→ TASK STATEMENT
Leave the pictures out, and retype all of the material exactly as written.

BEGIN GIVEN INFORMATION

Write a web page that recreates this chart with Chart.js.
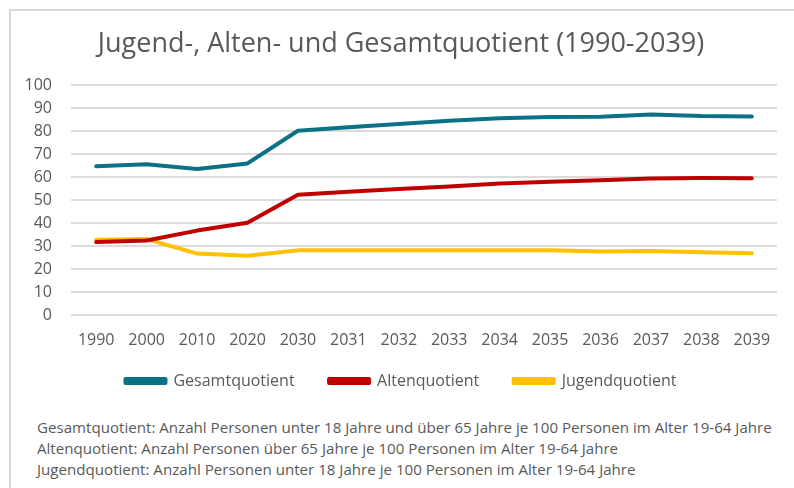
<!DOCTYPE html>
<html lang="de">
<head>
<meta charset="utf-8">
<script src="https://cdn.jsdelivr.net/npm/chart.js@4.4.1/dist/chart.umd.min.js"></script>
<style>
    html, body { margin: 0; padding: 0; background: #fff; }
    #wrap { position: relative; width: 794px; height: 488px; overflow: hidden; font-family: "Open Sans", sans-serif; }
    #frame { position: absolute; left: 9px; top: 9px; width: 800px; height: 500px; border-left: 2px solid #d9d9d9; border-top: 2px solid #d9d9d9; }
    #chart-box { position: absolute; left: 0; top: 0; width: 794px; height: 399px; }
    #notes { position: absolute; left: 37px; top: 417px; color: #595959; font-size: 14px; line-height: 21px; white-space: nowrap; transform-origin: 0 0; }
</style>
</head>
<body>
<div id="wrap">
    <div id="frame"></div>
    <div id="chart-box"><canvas id="chart" width="794" height="399"></canvas></div>
    <div id="notes">
        <div id="note1">Gesamtquotient: Anzahl Personen unter 18 Jahre und über 65 Jahre je 100 Personen im Alter 19-64 Jahre</div>
        <div>Altenquotient: Anzahl Personen über 65 Jahre je 100 Personen im Alter 19-64 Jahre</div>
        <div>Jugendquotient: Anzahl Personen unter 18 Jahre je 100 Personen im Alter 19-64 Jahre</div>
    </div>
</div>
<script>
(function () {
    // --- Data ---
    const years = ['1990', '2000', '2010', '2020', '2030', '2031', '2032', '2033', '2034', '2035', '2036', '2037', '2038', '2039'];
    const gesamt = [64.7, 65.5, 63.5, 65.9, 80.1, 81.6, 83.0, 84.5, 85.5, 86.1, 86.2, 87.2, 86.5, 86.3];
    const alten = [31.7, 32.4, 36.7, 40.1, 52.3, 53.6, 54.8, 55.9, 57.2, 57.9, 58.6, 59.3, 59.6, 59.5];
    const jugend = [32.7, 33.0, 26.7, 25.8, 28.1, 28.2, 28.1, 28.1, 28.2, 28.2, 27.6, 27.8, 27.3, 26.8];

    const COLORS = {
        gesamt: '#0b7285',
        alten: '#c00000',
        jugend: '#ffc000'
    };
    const TEXT = '#595959';

    function lineSet(label, data, color) {
        return {
            label: label,
            data: data,
            borderColor: color,
            backgroundColor: color,
            borderWidth: 4,
            borderCapStyle: 'round',
            borderJoinStyle: 'round',
            pointRadius: 0,
            tension: 0
        };
    }

    new Chart(document.getElementById('chart').getContext('2d'), {
        type: 'line',
        data: {
            labels: years,
            datasets: [
                lineSet('Gesamtquotient', gesamt, COLORS.gesamt),
                lineSet('Altenquotient', alten, COLORS.alten),
                lineSet('Jugendquotient', jugend, COLORS.jugend)
            ]
        },
        options: {
            responsive: false,
            animation: false,
            layout: { padding: { left: 25, right: 17, top: 0, bottom: 0 } },
            plugins: {
                title: {
                    display: true,
                    text: 'Jugend-, Alten- und Gesamtquotient (1990-2039)',
                    color: TEXT,
                    font: { family: 'Open Sans', size: 27, weight: 'normal' },
                    padding: { top: 28, bottom: 24.6 }
                },
                legend: {
                    position: 'bottom',
                    labels: {
                        color: TEXT,
                        font: { family: 'Open Sans', size: 16 },
                        boxWidth: 40,
                        boxHeight: 4,
                        padding: 22,
                        // wider gaps between the items, like the original
                        generateLabels: function (chart) {
                            const items = Chart.defaults.plugins.legend.labels.generateLabels(chart);
                            items.forEach(function (it, i) {
                                if (i < items.length - 1) it.text += '   ';
                            });
                            return items;
                        }
                    }
                },
                tooltip: { enabled: false }
            },
            scales: {
                x: {
                    offset: true,
                    afterFit: function (scale) { scale.height = 36; },
                    grid: { display: false, drawTicks: false },
                    border: { display: false },
                    ticks: {
                        color: TEXT,
                        font: { family: 'Open Sans', size: 16 },
                        padding: 16,
                        maxRotation: 0,
                        autoSkip: false
                    }
                },
                y: {
                    min: 0,
                    max: 100,
                    afterFit: function (scale) { scale.width = 46; },
                    grid: { color: '#dcdcdc', lineWidth: 2, drawTicks: false },
                    border: { display: false },
                    ticks: {
                        stepSize: 10,
                        autoSkip: false,
                        color: TEXT,
                        font: { family: 'Open Sans', size: 16 },
                        padding: 19
                    }
                }
            }
        }
    });

    // --- Footnote width (condensed face in the original) ---
    const notes = document.getElementById('notes');
    const w = document.getElementById('note1').scrollWidth;
    notes.style.transform = 'scaleX(' + (735 / w) + ')';
})();
</script>
</body>
</html>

END GIVEN INFORMATION

→ OUTPUT OF THE TASK
Write a web page that recreates this chart with Chart.js.
<!DOCTYPE html>
<html lang="de">
<head>
<meta charset="utf-8">
<script src="https://cdn.jsdelivr.net/npm/chart.js@4.4.1/dist/chart.umd.min.js"></script>
<style>
    html, body { margin: 0; padding: 0; background: #fff; }
    #wrap { position: relative; width: 794px; height: 488px; overflow: hidden; font-family: "Open Sans", sans-serif; }
    #frame { position: absolute; left: 9px; top: 9px; width: 800px; height: 500px; border-left: 2px solid #d9d9d9; border-top: 2px solid #d9d9d9; }
    #chart-box { position: absolute; left: 0; top: 0; width: 794px; height: 399px; }
    #notes { position: absolute; left: 37px; top: 417px; color: #595959; font-size: 14px; line-height: 21px; white-space: nowrap; transform-origin: 0 0; }
</style>
</head>
<body>
<div id="wrap">
    <div id="frame"></div>
    <div id="chart-box"><canvas id="chart" width="794" height="399"></canvas></div>
    <div id="notes">
        <div id="note1">Gesamtquotient: Anzahl Personen unter 18 Jahre und über 65 Jahre je 100 Personen im Alter 19-64 Jahre</div>
        <div>Altenquotient: Anzahl Personen über 65 Jahre je 100 Personen im Alter 19-64 Jahre</div>
        <div>Jugendquotient: Anzahl Personen unter 18 Jahre je 100 Personen im Alter 19-64 Jahre</div>
    </div>
</div>
<script>
(function () {
    // --- Data ---
    const years = ['1990', '2000', '2010', '2020', '2030', '2031', '2032', '2033', '2034', '2035', '2036', '2037', '2038', '2039'];
    const gesamt = [64.7, 65.5, 63.5, 65.9, 80.1, 81.6, 83.0, 84.5, 85.5, 86.1, 86.2, 87.2, 86.5, 86.3];
    const alten = [31.7, 32.4, 36.7, 40.1, 52.3, 53.6, 54.8, 55.9, 57.2, 57.9, 58.6, 59.3, 59.6, 59.5];
    const jugend = [32.7, 33.0, 26.7, 25.8, 28.1, 28.2, 28.1, 28.1, 28.2, 28.2, 27.6, 27.8, 27.3, 26.8];

    const COLORS = {
        gesamt: '#0b7285',
        alten: '#c00000',
        jugend: '#ffc000'
    };
    const TEXT = '#595959';

    function lineSet(label, data, color) {
        return {
            label: label,
            data: data,
            borderColor: color,
            backgroundColor: color,
            borderWidth: 4,
            borderCapStyle: 'round',
            borderJoinStyle: 'round',
            pointRadius: 0,
            tension: 0
        };
    }

    new Chart(document.getElementById('chart').getContext('2d'), {
        type: 'line',
        data: {
            labels: years,
            datasets: [
                lineSet('Gesamtquotient', gesamt, COLORS.gesamt),
                lineSet('Altenquotient', alten, COLORS.alten),
                lineSet('Jugendquotient', jugend, COLORS.jugend)
            ]
        },
        options: {
            responsive: false,
            animation: false,
            layout: { padding: { left: 25, right: 17, top: 0, bottom: 0 } },
            plugins: {
                title: {
                    display: true,
                    text: 'Jugend-, Alten- und Gesamtquotient (1990-2039)',
                    color: TEXT,
                    font: { family: 'Open Sans', size: 27, weight: 'normal' },
                    padding: { top: 28, bottom: 24.6 }
                },
                legend: {
                    position: 'bottom',
                    labels: {
                        color: TEXT,
                        font: { family: 'Open Sans', size: 16 },
                        boxWidth: 40,
                        boxHeight: 4,
                        padding: 22,
                        // wider gaps between the items, like the original
                        generateLabels: function (chart) {
                            const items = Chart.defaults.plugins.legend.labels.generateLabels(chart);
                            items.forEach(function (it, i) {
                                if (i < items.length - 1) it.text += '   ';
                            });
                            return items;
                        }
                    }
                },
                tooltip: { enabled: false }
            },
            scales: {
                x: {
                    offset: true,
                    afterFit: function (scale) { scale.height = 36; },
                    grid: { display: false, drawTicks: false },
                    border: { display: false },
                    ticks: {
                        color: TEXT,
                        font: { family: 'Open Sans', size: 16 },
                        padding: 16,
                        maxRotation: 0,
                        autoSkip: false
                    }
                },
                y: {
                    min: 0,
                    max: 100,
                    afterFit: function (scale) { scale.width = 46; },
                    grid: { color: '#dcdcdc', lineWidth: 2, drawTicks: false },
                    border: { display: false },
                    ticks: {
                        stepSize: 10,
                        autoSkip: false,
                        color: TEXT,
                        font: { family: 'Open Sans', size: 16 },
                        padding: 19
                    }
                }
            }
        }
    });

    // --- Footnote width (condensed face in the original) ---
    const notes = document.getElementById('notes');
    const w = document.getElementById('note1').scrollWidth;
    notes.style.transform = 'scaleX(' + (735 / w) + ')';
})();
</script>
</body>
</html>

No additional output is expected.